Premierenkritik Spaziergänger AN/AZ-Kultur (11.06.2013)

Mord im Grünen

Theater K zeigt besonderen Open-Air-Abend
 
Das Wetter hätte zweifellos schöner sein können beim luftigen Spiel hinter den Säulen des Lousbergs, andererseits passte der eher kühle Abendhauch wunderbar zum mörderischen Geschehen.
 
"Spaziergänger - Stadtmenschen und ihr seltsames Gebaren an Freiluft und im Grünen" nennt sich die satirische Collage, frei und hinreißend dargeboten nach Alfred Döblins expressionistischer Erzählung "Die Ermordung einer Butterblume". Umkränzt wird die "Butterblume" durch Texte von Anna Seghers, Robert Walser und den Gebrüdern Grimm.
 
Wenn Stadtmenschen in die Natur eilen, ist das Picknick nicht weit. So sind auch auf dem Lousberg die zahlreichen Zuschauer eigens dazu aufgerufen, sich mit Proviant, Decken, Wein oder Wasser sowie Klappstühlchen auf das "Naturereignis" einzustellen. Fantastisch gelungen ist der Auftritt von Anton Schieffer und Jochen Deuticke: der Butterblumen-Mörder Michael Fischer im Doppelpack! Mit Melone, Spazierstock und elegantem Ausgeh-Anzug ergehen sich die Herren in Slapstick-Manier (eine schauspielerische Glanzleistung), erfrischen sich an den würzigen Düften des Waldes und bewundern seine Flora. Bis ganz jäh sich die Stöcke in wurzeligem Geranke verfangen. Von anarchischer Wut erfasst, schlagen die Doppelgänger wild um sich. So wird eine Butterblume zum Opfer . . . Eine Natur, die sich dem Spießbürger entgegenstellt, ist nicht tragbar!
 
"Die Ermordung einer Butterblume" gipfelt hier in unglaublich komischen Szenen, träumerisch unterbrochen von Mona Creutzer als rosa Waldfee oder tatkräftige Wanderin.

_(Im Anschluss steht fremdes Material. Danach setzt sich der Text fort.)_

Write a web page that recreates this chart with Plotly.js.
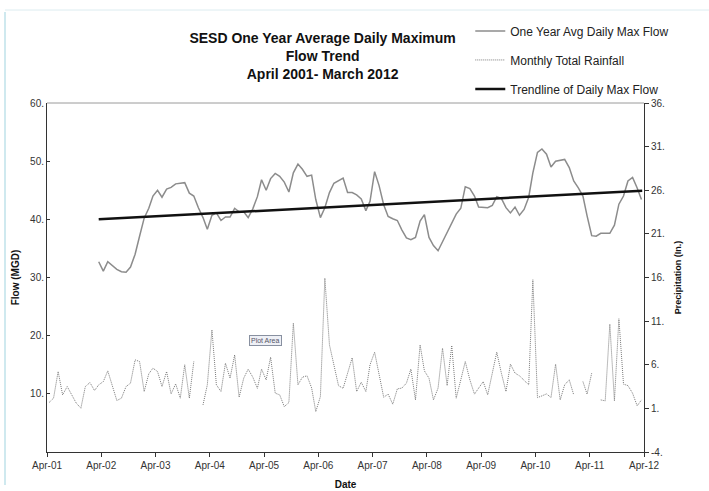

Selbst eine Geisha (Birgit Jansen) passt gut ins Bild. Unheimlich schön auch der Ausflug in die märchenhaften Gefilde der Gebrüder Grimm, wobei Annette Schmidt die Regie-Fäden immer bezaubernd fein in der Hand hat. So auch bei den köstlichen Szenen, in denen das Mörder-Duo das Opferblümchen erst hätscheln, bestechen und schließlich "beseitigen" will. Ein ganz besonderer Open-Air-Abend mit einem tollen Bühnenbild: der Natur selbst!